Ukraine in bloody battle to oust pro-Russian gunmen

Ukraine in bloody battle to oust pro-Russian gunmen
A pro-Russian protester burns tires in prepararation for battle with the Berkut (Ukrainian special police forces) on the outskirts of the eastern Ukrainian city of Slavyansk on April 13, 2014.

SLAVYANSK, Ukraine - At least one person was killed Sunday when Ukraine resorted to force to oust pro-Russian gunmen holed up in a police station in the restive east, as Moscow faced calls to defuse the crisis.

Interior Minister Arsen Avakov said a Ukrainian officer had died both sides had suffered casualties during the offensive in Slavyansk, which threatens to further escalate tensions with Moscow.

Russia has 40,000 troops massed on Ukraine's eastern border and has warned Kiev against using force.

"There are dead and wounded on both sides," Avakov wrote on his Facebook page, as unconfirmed Russian media reports said one protester had been killed.

"The separatists have started to protect themselves using human shields."

Helicopters hovered low over the poor mining town, where a thick column of black smoke could be seen, an AFP photographer said.

Residents, mostly women, huddled in the cold under light rain in front of barricades protecting the police building. Armed separatists have also set up a checkpoint at the entry to the town.

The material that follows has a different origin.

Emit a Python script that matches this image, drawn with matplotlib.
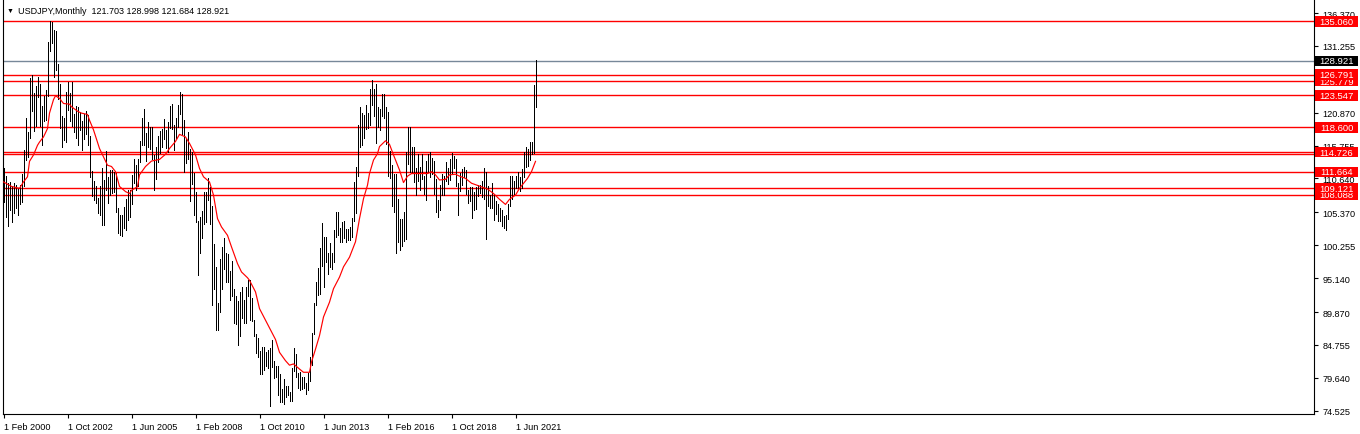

Avakov earlier announced that units from "all of the country's force structures" were taking part in the first stiff response from Kiev to the unrest sweeping the volatile eastern part of the country.

With military precision and dressed in unmarked fatigues, unknown gunmen on Saturday launched a series of attacks against security buildings in the tinderbox eastern rust belt.

This came after a week of soaring tensions as pro-Russians demanding greater autonomy, or to join nearby Russia, stepped up protests in the region ahead of May 25 presidential polls.

The protesters refuse to recognise the new pro-Western government in Kiev, which swept to power on the back of bloody winter protests against fallen president Viktor Yanukovych's decision to reject closer ties with the European Union and move closer to Russia.

'A dangerous escalation'

Moscow has kept up crushing pressure on the new leaders, first seizing Crimea then threatening to cut off gas supplies and trade with the heavily indebted nation all while keeping up a massive military presence along the eastern border.

The West has expressed alarm that Russia is deliberately stoking tension in the heavily Russified east in order to justify a Crimea-style invasion.

"Militants in eastern Ukraine were equipped with Russian weapons and the same uniforms as those worn by Russian forces that invaded Crimea," US ambassador to Kiev Geoffrey Pyatt wrote on Twitter.

Avakov said the events were seen in Kiev as an "act of aggression" by Russia, which has flatly denied any role in the unrest sweeping Ukraine's east.

Britain's Foreign Office said the wave of occupations of government buildings was "a dangerous escalation".